• _Given data_

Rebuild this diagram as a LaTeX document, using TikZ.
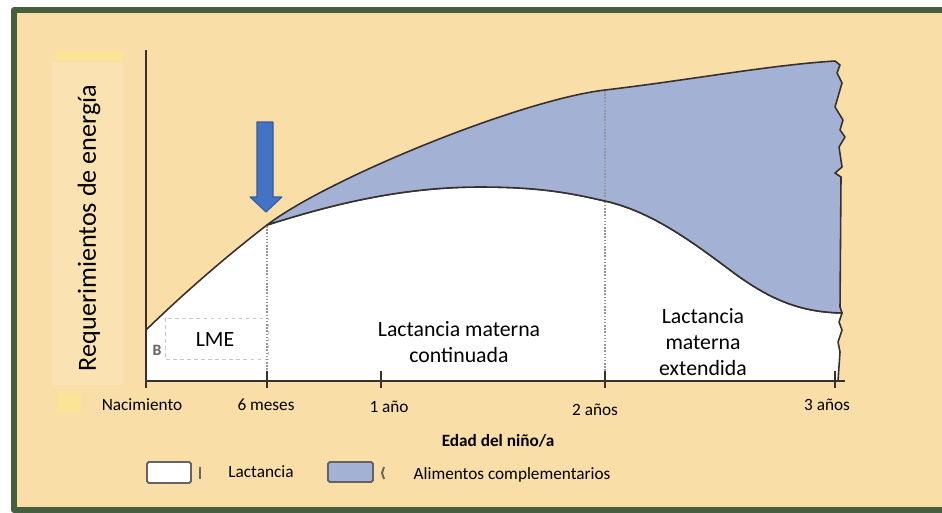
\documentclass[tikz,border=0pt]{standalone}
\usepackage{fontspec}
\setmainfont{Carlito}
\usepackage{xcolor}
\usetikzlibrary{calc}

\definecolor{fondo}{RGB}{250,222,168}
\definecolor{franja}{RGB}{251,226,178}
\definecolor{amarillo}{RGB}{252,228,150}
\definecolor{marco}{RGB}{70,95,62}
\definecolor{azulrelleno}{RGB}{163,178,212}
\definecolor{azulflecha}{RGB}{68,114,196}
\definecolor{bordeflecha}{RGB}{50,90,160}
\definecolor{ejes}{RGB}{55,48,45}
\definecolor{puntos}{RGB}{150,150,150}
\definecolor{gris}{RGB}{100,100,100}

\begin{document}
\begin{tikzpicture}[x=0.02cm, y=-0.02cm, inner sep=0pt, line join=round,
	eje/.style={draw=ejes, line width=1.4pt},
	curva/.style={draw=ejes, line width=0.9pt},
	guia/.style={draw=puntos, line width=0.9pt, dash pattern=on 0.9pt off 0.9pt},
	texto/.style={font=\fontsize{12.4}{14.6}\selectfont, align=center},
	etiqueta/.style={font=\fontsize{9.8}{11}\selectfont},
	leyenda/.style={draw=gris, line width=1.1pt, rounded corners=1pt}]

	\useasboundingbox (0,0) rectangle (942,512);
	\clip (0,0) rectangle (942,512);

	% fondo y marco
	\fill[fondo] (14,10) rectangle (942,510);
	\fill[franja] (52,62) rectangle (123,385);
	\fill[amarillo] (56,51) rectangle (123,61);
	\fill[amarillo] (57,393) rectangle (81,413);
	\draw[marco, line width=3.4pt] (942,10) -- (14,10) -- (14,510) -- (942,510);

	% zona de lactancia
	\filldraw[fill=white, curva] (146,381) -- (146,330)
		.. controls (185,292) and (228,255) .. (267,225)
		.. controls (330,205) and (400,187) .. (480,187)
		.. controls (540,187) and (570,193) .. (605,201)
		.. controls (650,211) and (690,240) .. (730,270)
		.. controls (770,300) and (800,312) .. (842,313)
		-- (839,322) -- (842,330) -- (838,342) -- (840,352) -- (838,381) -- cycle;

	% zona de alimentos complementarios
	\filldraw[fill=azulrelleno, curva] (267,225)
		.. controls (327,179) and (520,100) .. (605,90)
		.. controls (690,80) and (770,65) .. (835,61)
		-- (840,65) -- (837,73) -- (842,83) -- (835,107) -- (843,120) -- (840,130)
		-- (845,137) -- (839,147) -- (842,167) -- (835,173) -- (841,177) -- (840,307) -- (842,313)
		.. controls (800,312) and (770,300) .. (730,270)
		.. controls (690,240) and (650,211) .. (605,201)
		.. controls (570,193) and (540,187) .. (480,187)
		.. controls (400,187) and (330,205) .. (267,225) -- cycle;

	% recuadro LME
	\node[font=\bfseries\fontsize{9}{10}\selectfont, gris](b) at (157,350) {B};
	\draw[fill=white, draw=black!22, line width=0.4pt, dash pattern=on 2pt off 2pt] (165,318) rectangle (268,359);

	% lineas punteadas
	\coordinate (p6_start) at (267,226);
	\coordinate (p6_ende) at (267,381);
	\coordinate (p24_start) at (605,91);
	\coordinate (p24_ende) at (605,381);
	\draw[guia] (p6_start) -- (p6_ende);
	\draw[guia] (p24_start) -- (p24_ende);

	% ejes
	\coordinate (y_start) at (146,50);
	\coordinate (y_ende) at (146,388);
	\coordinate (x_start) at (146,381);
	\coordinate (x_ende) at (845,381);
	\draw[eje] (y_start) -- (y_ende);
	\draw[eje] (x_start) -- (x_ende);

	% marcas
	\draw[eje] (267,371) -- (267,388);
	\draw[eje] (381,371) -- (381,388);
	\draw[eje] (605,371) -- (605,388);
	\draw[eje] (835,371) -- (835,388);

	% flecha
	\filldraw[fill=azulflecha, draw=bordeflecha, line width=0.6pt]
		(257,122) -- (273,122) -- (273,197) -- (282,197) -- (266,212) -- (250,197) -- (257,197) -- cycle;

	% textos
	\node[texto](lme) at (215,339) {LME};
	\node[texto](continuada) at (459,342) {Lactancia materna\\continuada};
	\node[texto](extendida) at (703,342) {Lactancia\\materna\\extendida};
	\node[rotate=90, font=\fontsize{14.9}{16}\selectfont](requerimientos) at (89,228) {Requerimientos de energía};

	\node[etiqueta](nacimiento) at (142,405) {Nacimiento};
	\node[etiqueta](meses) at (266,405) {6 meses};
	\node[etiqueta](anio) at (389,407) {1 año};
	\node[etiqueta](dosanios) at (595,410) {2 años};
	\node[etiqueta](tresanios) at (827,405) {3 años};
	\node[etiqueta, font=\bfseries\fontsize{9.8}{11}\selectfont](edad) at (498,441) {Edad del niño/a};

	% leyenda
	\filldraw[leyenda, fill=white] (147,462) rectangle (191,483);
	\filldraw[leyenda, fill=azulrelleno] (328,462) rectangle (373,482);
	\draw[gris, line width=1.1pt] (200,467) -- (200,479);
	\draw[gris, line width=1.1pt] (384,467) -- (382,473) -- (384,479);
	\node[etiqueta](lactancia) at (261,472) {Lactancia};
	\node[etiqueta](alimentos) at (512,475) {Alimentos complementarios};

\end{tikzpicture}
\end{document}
--
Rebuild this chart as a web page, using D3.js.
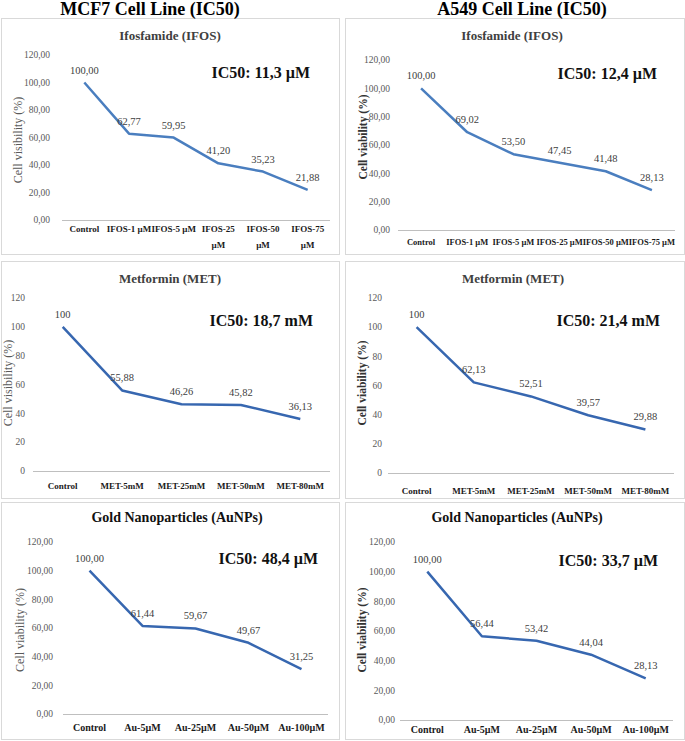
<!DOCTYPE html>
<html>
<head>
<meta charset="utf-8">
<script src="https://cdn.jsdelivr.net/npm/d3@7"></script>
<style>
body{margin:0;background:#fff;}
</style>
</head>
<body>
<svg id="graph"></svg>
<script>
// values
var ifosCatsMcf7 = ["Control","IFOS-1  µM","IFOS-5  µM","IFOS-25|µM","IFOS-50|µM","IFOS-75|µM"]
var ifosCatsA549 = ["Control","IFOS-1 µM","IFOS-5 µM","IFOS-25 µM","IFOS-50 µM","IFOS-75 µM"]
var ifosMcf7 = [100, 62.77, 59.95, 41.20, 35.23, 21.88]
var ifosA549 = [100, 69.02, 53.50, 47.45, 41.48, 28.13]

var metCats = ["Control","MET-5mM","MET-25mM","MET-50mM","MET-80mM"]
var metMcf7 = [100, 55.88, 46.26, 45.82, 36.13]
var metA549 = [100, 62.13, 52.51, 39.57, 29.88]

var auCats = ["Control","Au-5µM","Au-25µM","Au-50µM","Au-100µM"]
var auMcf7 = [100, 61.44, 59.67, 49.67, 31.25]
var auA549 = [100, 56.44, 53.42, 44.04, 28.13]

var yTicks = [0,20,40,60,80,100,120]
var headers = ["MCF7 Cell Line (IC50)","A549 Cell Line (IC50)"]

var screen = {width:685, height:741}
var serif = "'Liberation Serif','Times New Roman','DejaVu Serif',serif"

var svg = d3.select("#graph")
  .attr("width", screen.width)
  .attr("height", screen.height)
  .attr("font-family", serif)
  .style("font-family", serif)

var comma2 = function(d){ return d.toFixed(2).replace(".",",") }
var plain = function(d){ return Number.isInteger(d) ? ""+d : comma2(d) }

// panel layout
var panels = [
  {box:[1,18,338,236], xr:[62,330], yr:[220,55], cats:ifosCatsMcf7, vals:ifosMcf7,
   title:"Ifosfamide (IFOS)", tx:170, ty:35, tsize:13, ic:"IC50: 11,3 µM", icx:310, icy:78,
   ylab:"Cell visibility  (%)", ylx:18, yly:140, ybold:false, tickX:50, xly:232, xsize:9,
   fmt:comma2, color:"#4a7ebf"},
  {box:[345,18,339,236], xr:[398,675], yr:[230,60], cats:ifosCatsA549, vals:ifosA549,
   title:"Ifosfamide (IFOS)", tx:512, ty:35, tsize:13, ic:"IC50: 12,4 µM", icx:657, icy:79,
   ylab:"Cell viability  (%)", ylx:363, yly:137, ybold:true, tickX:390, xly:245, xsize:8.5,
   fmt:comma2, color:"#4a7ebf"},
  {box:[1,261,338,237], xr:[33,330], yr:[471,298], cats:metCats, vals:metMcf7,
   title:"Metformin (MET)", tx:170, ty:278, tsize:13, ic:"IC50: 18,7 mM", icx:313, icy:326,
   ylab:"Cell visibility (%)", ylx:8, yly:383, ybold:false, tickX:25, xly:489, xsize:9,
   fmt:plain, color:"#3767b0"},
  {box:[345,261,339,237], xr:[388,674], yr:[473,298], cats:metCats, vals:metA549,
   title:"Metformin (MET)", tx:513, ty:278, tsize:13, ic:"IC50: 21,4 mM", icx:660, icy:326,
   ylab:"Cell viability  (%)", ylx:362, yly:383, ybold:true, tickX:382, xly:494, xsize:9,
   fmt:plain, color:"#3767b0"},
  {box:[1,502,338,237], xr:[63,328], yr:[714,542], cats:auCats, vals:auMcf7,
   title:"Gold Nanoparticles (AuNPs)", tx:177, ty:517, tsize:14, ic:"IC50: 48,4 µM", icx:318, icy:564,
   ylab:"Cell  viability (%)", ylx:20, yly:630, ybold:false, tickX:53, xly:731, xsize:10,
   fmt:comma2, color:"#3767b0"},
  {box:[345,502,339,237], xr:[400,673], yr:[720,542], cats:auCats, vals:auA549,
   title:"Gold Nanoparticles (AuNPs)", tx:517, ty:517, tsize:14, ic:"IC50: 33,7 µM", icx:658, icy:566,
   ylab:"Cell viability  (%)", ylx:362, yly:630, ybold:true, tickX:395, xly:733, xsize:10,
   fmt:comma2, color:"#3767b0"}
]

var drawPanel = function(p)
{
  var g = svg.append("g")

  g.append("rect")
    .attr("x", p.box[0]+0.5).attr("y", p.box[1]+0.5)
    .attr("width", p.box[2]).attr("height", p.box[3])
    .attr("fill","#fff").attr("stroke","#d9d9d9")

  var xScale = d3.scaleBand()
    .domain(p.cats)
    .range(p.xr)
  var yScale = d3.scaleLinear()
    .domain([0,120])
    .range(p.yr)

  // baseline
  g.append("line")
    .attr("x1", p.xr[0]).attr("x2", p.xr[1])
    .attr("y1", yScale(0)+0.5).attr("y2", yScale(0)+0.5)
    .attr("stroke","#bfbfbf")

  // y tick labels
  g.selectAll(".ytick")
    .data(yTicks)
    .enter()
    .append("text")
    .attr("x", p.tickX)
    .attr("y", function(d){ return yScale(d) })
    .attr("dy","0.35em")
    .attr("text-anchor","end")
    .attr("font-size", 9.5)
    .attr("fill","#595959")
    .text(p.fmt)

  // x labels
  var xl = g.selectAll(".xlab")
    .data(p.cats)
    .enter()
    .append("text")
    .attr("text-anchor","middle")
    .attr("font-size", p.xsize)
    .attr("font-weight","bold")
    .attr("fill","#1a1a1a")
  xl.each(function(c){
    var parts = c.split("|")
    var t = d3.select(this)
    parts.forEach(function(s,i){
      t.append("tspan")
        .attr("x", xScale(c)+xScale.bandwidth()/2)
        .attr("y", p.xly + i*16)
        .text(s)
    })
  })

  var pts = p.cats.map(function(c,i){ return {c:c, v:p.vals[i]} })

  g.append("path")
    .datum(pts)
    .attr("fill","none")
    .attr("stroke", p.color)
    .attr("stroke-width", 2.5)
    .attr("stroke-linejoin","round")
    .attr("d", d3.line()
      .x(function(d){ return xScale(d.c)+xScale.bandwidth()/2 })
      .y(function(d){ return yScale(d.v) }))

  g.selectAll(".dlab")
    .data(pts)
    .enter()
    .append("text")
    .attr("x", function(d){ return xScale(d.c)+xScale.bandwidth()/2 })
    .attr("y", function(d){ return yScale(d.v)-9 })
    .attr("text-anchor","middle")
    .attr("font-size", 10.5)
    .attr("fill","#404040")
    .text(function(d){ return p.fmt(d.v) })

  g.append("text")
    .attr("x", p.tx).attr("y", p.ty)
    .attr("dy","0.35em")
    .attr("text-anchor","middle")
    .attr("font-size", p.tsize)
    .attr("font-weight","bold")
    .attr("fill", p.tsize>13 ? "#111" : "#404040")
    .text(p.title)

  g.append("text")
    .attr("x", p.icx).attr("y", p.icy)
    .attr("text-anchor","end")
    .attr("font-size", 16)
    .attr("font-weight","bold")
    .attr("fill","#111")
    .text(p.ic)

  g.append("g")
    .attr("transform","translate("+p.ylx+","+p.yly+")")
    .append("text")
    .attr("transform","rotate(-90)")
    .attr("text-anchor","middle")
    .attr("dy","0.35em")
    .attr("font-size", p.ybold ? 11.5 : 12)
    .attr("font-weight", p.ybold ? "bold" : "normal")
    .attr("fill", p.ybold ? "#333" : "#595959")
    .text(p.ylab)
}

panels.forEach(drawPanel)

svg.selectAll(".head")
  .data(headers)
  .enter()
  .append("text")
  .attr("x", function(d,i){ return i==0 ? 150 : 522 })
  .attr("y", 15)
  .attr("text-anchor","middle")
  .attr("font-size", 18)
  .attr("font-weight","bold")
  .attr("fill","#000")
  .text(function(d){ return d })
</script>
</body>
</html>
...
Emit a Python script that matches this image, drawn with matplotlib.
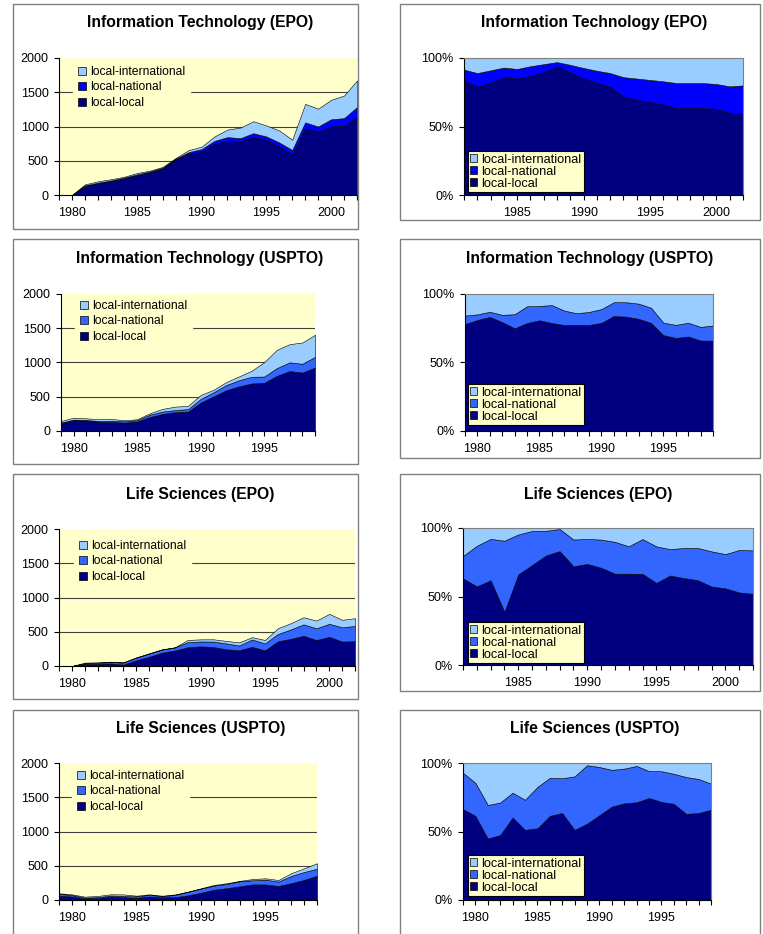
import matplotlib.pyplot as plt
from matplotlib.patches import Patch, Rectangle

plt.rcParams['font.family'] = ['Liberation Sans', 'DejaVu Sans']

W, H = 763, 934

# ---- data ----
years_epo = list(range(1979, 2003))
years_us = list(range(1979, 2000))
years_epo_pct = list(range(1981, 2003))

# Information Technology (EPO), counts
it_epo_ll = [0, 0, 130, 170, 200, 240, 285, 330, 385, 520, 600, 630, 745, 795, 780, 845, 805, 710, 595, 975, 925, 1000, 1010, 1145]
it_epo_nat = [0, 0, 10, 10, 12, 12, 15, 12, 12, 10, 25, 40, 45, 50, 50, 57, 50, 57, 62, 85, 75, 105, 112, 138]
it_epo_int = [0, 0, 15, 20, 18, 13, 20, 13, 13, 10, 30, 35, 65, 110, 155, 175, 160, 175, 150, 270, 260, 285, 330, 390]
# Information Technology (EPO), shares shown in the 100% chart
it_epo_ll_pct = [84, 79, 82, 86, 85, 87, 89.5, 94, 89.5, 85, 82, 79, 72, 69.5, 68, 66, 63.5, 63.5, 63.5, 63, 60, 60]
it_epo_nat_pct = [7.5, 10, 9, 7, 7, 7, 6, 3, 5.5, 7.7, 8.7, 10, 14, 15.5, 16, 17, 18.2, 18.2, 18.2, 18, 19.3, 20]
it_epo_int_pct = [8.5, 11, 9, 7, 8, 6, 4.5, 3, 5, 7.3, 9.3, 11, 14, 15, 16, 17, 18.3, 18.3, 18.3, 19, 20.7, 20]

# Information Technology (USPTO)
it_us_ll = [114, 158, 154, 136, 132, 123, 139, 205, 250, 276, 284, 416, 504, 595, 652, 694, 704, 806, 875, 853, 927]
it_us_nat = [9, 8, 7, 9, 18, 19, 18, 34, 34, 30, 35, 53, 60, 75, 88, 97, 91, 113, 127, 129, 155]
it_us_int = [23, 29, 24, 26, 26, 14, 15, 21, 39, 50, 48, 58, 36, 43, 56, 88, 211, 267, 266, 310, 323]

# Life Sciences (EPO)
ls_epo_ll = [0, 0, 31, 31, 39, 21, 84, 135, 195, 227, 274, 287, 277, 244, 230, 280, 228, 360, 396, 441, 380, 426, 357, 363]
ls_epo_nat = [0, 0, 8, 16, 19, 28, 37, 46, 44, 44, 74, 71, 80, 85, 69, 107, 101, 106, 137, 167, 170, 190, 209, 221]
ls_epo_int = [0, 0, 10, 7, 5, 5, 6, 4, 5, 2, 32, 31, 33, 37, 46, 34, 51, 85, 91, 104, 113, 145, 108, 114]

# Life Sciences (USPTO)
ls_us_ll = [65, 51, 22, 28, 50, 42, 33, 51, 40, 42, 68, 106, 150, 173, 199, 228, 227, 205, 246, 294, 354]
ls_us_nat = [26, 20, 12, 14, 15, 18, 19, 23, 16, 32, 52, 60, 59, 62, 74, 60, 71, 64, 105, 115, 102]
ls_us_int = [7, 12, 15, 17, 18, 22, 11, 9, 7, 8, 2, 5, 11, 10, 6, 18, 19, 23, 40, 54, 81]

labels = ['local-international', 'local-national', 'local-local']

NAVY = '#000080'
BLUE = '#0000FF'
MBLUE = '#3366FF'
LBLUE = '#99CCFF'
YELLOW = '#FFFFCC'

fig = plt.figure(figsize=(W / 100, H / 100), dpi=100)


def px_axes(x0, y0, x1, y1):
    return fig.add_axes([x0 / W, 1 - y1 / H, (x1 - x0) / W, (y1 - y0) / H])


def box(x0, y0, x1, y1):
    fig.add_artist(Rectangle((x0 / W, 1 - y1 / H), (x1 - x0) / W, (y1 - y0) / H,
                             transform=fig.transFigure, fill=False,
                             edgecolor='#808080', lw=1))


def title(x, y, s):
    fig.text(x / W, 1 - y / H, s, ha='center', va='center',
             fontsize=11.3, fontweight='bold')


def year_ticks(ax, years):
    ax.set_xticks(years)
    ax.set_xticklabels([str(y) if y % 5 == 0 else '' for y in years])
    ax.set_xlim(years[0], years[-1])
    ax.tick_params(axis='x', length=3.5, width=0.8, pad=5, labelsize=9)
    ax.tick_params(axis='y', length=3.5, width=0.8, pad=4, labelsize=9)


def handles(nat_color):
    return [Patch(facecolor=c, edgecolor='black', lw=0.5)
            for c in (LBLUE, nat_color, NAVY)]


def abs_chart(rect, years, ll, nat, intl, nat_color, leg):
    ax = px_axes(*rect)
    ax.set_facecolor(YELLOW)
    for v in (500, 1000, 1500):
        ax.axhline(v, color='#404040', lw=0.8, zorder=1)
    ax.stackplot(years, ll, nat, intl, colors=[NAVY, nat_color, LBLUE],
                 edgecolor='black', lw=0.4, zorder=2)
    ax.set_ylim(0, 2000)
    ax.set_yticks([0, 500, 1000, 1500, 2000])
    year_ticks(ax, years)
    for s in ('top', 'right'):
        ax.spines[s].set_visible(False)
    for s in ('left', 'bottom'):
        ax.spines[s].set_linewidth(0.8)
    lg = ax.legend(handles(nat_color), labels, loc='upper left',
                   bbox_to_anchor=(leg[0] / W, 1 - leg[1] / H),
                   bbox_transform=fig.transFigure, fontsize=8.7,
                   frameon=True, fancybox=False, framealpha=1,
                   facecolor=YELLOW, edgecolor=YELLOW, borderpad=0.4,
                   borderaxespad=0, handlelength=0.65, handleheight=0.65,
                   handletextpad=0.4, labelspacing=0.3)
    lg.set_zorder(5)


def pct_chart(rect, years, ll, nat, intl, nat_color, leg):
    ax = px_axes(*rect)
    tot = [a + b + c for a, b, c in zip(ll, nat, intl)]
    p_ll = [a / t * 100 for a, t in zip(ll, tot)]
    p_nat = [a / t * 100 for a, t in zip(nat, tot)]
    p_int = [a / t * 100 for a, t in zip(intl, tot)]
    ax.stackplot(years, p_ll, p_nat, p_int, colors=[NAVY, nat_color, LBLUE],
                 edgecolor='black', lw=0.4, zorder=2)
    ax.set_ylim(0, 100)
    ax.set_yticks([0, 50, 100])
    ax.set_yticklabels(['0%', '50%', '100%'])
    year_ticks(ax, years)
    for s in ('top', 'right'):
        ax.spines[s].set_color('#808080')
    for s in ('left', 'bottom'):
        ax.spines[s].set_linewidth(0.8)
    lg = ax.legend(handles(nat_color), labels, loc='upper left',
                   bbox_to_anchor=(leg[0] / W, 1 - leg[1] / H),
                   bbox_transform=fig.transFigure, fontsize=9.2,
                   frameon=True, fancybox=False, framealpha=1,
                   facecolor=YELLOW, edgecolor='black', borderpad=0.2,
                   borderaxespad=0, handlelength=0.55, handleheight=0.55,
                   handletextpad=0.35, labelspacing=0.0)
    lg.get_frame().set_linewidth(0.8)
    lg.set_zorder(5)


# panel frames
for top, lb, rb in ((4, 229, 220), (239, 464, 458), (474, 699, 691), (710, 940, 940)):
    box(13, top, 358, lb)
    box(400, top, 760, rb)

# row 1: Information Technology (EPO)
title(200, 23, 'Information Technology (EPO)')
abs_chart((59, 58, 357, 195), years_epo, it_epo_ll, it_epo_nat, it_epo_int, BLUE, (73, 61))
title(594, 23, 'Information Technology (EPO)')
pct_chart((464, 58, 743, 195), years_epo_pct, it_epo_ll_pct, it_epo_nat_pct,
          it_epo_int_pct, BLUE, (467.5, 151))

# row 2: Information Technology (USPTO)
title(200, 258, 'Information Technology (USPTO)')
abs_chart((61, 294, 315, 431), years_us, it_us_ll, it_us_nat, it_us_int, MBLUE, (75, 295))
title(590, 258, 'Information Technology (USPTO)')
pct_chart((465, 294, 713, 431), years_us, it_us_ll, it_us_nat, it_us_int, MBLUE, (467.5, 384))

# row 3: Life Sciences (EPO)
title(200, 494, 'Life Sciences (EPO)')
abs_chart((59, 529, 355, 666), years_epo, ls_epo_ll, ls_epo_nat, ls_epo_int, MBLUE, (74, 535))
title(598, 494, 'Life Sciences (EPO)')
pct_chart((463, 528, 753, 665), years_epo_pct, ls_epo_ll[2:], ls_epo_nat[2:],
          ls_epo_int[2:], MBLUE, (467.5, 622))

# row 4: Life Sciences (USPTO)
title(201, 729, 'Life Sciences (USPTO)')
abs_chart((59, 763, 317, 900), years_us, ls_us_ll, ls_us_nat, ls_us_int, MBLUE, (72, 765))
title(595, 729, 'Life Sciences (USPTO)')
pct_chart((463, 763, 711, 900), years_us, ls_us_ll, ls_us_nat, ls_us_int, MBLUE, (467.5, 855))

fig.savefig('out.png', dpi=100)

• _Stated exercise_
Repeat only the lines from the one holding "Emit a Python" to the one holding "years_epo_pct = list(range(1981, 2003))", both ends included, and drop the images.

• _Answer to this exercise_
Emit a Python script that matches this image, drawn with matplotlib.
import matplotlib.pyplot as plt
from matplotlib.patches import Patch, Rectangle

plt.rcParams['font.family'] = ['Liberation Sans', 'DejaVu Sans']

W, H = 763, 934

# ---- data ----
years_epo = list(range(1979, 2003))
years_us = list(range(1979, 2000))
years_epo_pct = list(range(1981, 2003))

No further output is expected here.